Please transcribe the listing below in full and word for word, without its pictures.

####################

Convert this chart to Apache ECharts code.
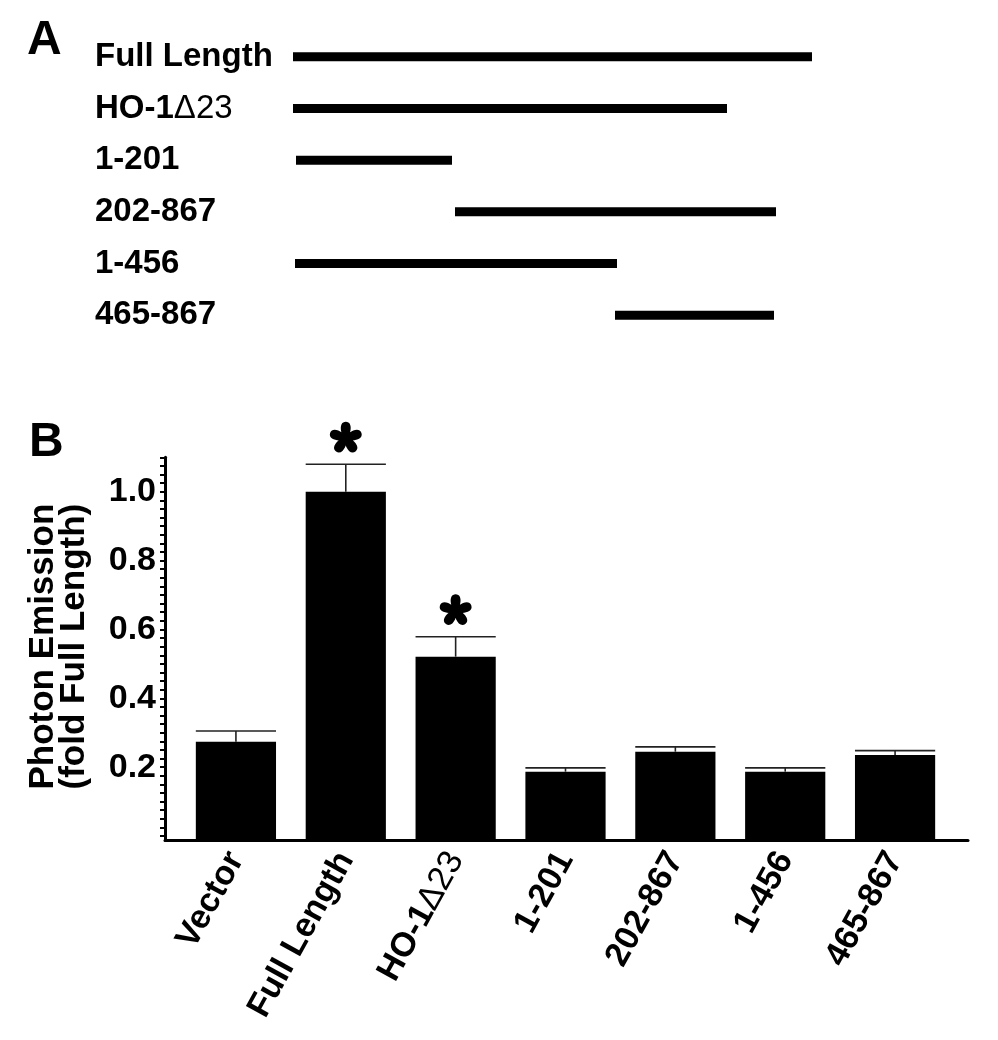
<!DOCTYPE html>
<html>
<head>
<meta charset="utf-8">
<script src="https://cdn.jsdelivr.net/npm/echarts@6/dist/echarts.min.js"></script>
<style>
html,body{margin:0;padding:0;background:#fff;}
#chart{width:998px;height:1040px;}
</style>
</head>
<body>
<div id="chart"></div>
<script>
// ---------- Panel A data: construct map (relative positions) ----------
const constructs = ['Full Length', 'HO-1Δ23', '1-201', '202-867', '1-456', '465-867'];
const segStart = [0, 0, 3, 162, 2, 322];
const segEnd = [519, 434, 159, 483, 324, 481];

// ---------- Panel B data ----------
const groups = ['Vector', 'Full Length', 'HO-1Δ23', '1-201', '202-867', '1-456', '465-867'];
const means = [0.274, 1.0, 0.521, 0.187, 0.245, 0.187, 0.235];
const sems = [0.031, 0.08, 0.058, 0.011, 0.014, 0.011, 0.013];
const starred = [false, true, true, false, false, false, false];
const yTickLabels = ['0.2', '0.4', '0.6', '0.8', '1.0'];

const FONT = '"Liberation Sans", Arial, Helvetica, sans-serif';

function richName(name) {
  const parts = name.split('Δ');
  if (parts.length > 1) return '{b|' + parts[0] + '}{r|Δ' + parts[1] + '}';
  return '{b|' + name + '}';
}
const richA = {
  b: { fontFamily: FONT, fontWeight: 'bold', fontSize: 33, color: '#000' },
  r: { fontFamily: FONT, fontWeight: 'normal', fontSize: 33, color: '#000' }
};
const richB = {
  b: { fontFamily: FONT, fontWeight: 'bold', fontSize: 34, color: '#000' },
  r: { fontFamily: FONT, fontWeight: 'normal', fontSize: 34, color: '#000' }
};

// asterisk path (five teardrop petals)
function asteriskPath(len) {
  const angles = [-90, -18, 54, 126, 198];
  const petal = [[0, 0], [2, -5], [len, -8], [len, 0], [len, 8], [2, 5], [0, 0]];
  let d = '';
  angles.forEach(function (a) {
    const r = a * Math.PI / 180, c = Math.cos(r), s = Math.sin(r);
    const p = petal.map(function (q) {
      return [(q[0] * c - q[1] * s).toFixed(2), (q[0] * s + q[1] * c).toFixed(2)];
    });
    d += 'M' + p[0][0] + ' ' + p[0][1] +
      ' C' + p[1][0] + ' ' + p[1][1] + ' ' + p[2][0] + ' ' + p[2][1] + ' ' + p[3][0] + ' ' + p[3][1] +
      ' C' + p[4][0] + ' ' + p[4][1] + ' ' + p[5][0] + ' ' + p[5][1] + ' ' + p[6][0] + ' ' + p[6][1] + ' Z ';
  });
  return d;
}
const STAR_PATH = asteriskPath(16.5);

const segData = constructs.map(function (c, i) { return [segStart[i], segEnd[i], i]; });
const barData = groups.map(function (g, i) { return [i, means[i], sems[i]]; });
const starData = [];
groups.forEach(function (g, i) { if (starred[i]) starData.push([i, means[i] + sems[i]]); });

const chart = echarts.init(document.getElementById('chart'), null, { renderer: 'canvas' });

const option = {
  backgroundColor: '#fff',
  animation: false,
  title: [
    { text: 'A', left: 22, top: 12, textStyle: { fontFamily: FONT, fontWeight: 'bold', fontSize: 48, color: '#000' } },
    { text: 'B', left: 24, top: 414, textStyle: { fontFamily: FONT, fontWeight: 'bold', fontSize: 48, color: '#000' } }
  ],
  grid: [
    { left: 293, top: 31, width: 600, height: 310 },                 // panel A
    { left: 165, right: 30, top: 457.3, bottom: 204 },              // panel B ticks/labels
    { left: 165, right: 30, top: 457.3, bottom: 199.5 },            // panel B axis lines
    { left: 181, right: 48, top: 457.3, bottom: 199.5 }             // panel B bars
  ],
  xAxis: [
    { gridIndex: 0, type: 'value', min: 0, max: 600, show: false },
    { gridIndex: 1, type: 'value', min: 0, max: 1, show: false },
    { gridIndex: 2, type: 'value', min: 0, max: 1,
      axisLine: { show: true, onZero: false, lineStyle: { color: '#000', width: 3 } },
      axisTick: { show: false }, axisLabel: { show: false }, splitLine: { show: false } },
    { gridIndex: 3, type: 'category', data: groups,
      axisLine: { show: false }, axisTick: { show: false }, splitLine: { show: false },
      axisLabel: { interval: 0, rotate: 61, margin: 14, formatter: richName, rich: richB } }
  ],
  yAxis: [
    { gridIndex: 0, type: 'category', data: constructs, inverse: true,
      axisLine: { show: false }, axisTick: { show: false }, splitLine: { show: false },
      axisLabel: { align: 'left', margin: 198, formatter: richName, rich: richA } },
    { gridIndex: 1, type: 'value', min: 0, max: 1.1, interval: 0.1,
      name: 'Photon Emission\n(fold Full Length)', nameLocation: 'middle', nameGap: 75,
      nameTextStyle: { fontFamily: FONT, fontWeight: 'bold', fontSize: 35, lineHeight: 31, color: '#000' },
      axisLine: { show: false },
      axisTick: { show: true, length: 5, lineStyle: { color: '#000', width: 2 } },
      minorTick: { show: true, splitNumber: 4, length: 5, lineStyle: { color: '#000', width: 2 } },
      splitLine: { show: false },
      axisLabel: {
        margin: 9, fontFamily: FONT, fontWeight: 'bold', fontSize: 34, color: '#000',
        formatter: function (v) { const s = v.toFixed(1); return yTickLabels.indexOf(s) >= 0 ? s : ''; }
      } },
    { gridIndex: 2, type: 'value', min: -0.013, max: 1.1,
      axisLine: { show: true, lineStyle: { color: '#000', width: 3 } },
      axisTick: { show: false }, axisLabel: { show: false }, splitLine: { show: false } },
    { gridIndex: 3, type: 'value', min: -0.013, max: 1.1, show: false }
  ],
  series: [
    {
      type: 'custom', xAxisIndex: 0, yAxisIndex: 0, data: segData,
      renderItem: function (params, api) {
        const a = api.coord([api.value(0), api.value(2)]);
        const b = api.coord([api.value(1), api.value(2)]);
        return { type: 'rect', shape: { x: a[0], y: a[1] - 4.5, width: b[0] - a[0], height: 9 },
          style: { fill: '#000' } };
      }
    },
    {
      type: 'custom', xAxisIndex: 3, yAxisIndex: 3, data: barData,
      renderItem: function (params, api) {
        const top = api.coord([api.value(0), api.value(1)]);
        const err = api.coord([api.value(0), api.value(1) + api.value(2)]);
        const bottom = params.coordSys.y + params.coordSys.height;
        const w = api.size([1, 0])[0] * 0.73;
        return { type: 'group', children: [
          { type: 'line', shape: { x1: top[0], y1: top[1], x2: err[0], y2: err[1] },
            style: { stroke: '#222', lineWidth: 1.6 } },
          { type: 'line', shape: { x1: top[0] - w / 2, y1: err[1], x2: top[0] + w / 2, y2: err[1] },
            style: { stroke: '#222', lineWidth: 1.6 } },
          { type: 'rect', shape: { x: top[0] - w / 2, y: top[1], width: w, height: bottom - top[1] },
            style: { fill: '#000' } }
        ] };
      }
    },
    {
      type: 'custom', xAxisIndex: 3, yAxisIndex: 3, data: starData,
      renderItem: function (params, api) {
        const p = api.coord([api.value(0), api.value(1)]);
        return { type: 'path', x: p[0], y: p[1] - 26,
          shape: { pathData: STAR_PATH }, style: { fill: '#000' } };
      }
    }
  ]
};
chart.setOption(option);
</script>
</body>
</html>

####################

→ Correct response:
Convert this chart to Apache ECharts code.
<!DOCTYPE html>
<html>
<head>
<meta charset="utf-8">
<script src="https://cdn.jsdelivr.net/npm/echarts@6/dist/echarts.min.js"></script>
<style>
html,body{margin:0;padding:0;background:#fff;}
#chart{width:998px;height:1040px;}
</style>
</head>
<body>
<div id="chart"></div>
<script>
// ---------- Panel A data: construct map (relative positions) ----------
const constructs = ['Full Length', 'HO-1Δ23', '1-201', '202-867', '1-456', '465-867'];
const segStart = [0, 0, 3, 162, 2, 322];
const segEnd = [519, 434, 159, 483, 324, 481];

// ---------- Panel B data ----------
const groups = ['Vector', 'Full Length', 'HO-1Δ23', '1-201', '202-867', '1-456', '465-867'];
const means = [0.274, 1.0, 0.521, 0.187, 0.245, 0.187, 0.235];
const sems = [0.031, 0.08, 0.058, 0.011, 0.014, 0.011, 0.013];
const starred = [false, true, true, false, false, false, false];
const yTickLabels = ['0.2', '0.4', '0.6', '0.8', '1.0'];

const FONT = '"Liberation Sans", Arial, Helvetica, sans-serif';

function richName(name) {
  const parts = name.split('Δ');
  if (parts.length > 1) return '{b|' + parts[0] + '}{r|Δ' + parts[1] + '}';
  return '{b|' + name + '}';
}
const richA = {
  b: { fontFamily: FONT, fontWeight: 'bold', fontSize: 33, color: '#000' },
  r: { fontFamily: FONT, fontWeight: 'normal', fontSize: 33, color: '#000' }
};
const richB = {
  b: { fontFamily: FONT, fontWeight: 'bold', fontSize: 34, color: '#000' },
  r: { fontFamily: FONT, fontWeight: 'normal', fontSize: 34, color: '#000' }
};

// asterisk path (five teardrop petals)
function asteriskPath(len) {
  const angles = [-90, -18, 54, 126, 198];
  const petal = [[0, 0], [2, -5], [len, -8], [len, 0], [len, 8], [2, 5], [0, 0]];
  let d = '';
  angles.forEach(function (a) {
    const r = a * Math.PI / 180, c = Math.cos(r), s = Math.sin(r);
    const p = petal.map(function (q) {
      return [(q[0] * c - q[1] * s).toFixed(2), (q[0] * s + q[1] * c).toFixed(2)];
    });
    d += 'M' + p[0][0] + ' ' + p[0][1] +
      ' C' + p[1][0] + ' ' + p[1][1] + ' ' + p[2][0] + ' ' + p[2][1] + ' ' + p[3][0] + ' ' + p[3][1] +
      ' C' + p[4][0] + ' ' + p[4][1] + ' ' + p[5][0] + ' ' + p[5][1] + ' ' + p[6][0] + ' ' + p[6][1] + ' Z ';
  });
  return d;
}
const STAR_PATH = asteriskPath(16.5);

const segData = constructs.map(function (c, i) { return [segStart[i], segEnd[i], i]; });
const barData = groups.map(function (g, i) { return [i, means[i], sems[i]]; });
const starData = [];
groups.forEach(function (g, i) { if (starred[i]) starData.push([i, means[i] + sems[i]]); });

const chart = echarts.init(document.getElementById('chart'), null, { renderer: 'canvas' });

const option = {
  backgroundColor: '#fff',
  animation: false,
  title: [
    { text: 'A', left: 22, top: 12, textStyle: { fontFamily: FONT, fontWeight: 'bold', fontSize: 48, color: '#000' } },
    { text: 'B', left: 24, top: 414, textStyle: { fontFamily: FONT, fontWeight: 'bold', fontSize: 48, color: '#000' } }
  ],
  grid: [
    { left: 293, top: 31, width: 600, height: 310 },                 // panel A
    { left: 165, right: 30, top: 457.3, bottom: 204 },              // panel B ticks/labels
    { left: 165, right: 30, top: 457.3, bottom: 199.5 },            // panel B axis lines
    { left: 181, right: 48, top: 457.3, bottom: 199.5 }             // panel B bars
  ],
  xAxis: [
    { gridIndex: 0, type: 'value', min: 0, max: 600, show: false },
    { gridIndex: 1, type: 'value', min: 0, max: 1, show: false },
    { gridIndex: 2, type: 'value', min: 0, max: 1,
      axisLine: { show: true, onZero: false, lineStyle: { color: '#000', width: 3 } },
      axisTick: { show: false }, axisLabel: { show: false }, splitLine: { show: false } },
    { gridIndex: 3, type: 'category', data: groups,
      axisLine: { show: false }, axisTick: { show: false }, splitLine: { show: false },
      axisLabel: { interval: 0, rotate: 61, margin: 14, formatter: richName, rich: richB } }
  ],
  yAxis: [
    { gridIndex: 0, type: 'category', data: constructs, inverse: true,
      axisLine: { show: false }, axisTick: { show: false }, splitLine: { show: false },
      axisLabel: { align: 'left', margin: 198, formatter: richName, rich: richA } },
    { gridIndex: 1, type: 'value', min: 0, max: 1.1, interval: 0.1,
      name: 'Photon Emission\n(fold Full Length)', nameLocation: 'middle', nameGap: 75,
      nameTextStyle: { fontFamily: FONT, fontWeight: 'bold', fontSize: 35, lineHeight: 31, color: '#000' },
      axisLine: { show: false },
      axisTick: { show: true, length: 5, lineStyle: { color: '#000', width: 2 } },
      minorTick: { show: true, splitNumber: 4, length: 5, lineStyle: { color: '#000', width: 2 } },
      splitLine: { show: false },
      axisLabel: {
        margin: 9, fontFamily: FONT, fontWeight: 'bold', fontSize: 34, color: '#000',
        formatter: function (v) { const s = v.toFixed(1); return yTickLabels.indexOf(s) >= 0 ? s : ''; }
      } },
    { gridIndex: 2, type: 'value', min: -0.013, max: 1.1,
      axisLine: { show: true, lineStyle: { color: '#000', width: 3 } },
      axisTick: { show: false }, axisLabel: { show: false }, splitLine: { show: false } },
    { gridIndex: 3, type: 'value', min: -0.013, max: 1.1, show: false }
  ],
  series: [
    {
      type: 'custom', xAxisIndex: 0, yAxisIndex: 0, data: segData,
      renderItem: function (params, api) {
        const a = api.coord([api.value(0), api.value(2)]);
        const b = api.coord([api.value(1), api.value(2)]);
        return { type: 'rect', shape: { x: a[0], y: a[1] - 4.5, width: b[0] - a[0], height: 9 },
          style: { fill: '#000' } };
      }
    },
    {
      type: 'custom', xAxisIndex: 3, yAxisIndex: 3, data: barData,
      renderItem: function (params, api) {
        const top = api.coord([api.value(0), api.value(1)]);
        const err = api.coord([api.value(0), api.value(1) + api.value(2)]);
        const bottom = params.coordSys.y + params.coordSys.height;
        const w = api.size([1, 0])[0] * 0.73;
        return { type: 'group', children: [
          { type: 'line', shape: { x1: top[0], y1: top[1], x2: err[0], y2: err[1] },
            style: { stroke: '#222', lineWidth: 1.6 } },
          { type: 'line', shape: { x1: top[0] - w / 2, y1: err[1], x2: top[0] + w / 2, y2: err[1] },
            style: { stroke: '#222', lineWidth: 1.6 } },
          { type: 'rect', shape: { x: top[0] - w / 2, y: top[1], width: w, height: bottom - top[1] },
            style: { fill: '#000' } }
        ] };
      }
    },
    {
      type: 'custom', xAxisIndex: 3, yAxisIndex: 3, data: starData,
      renderItem: function (params, api) {
        const p = api.coord([api.value(0), api.value(1)]);
        return { type: 'path', x: p[0], y: p[1] - 26,
          shape: { pathData: STAR_PATH }, style: { fill: '#000' } };
      }
    }
  ]
};
chart.setOption(option);
</script>
</body>
</html>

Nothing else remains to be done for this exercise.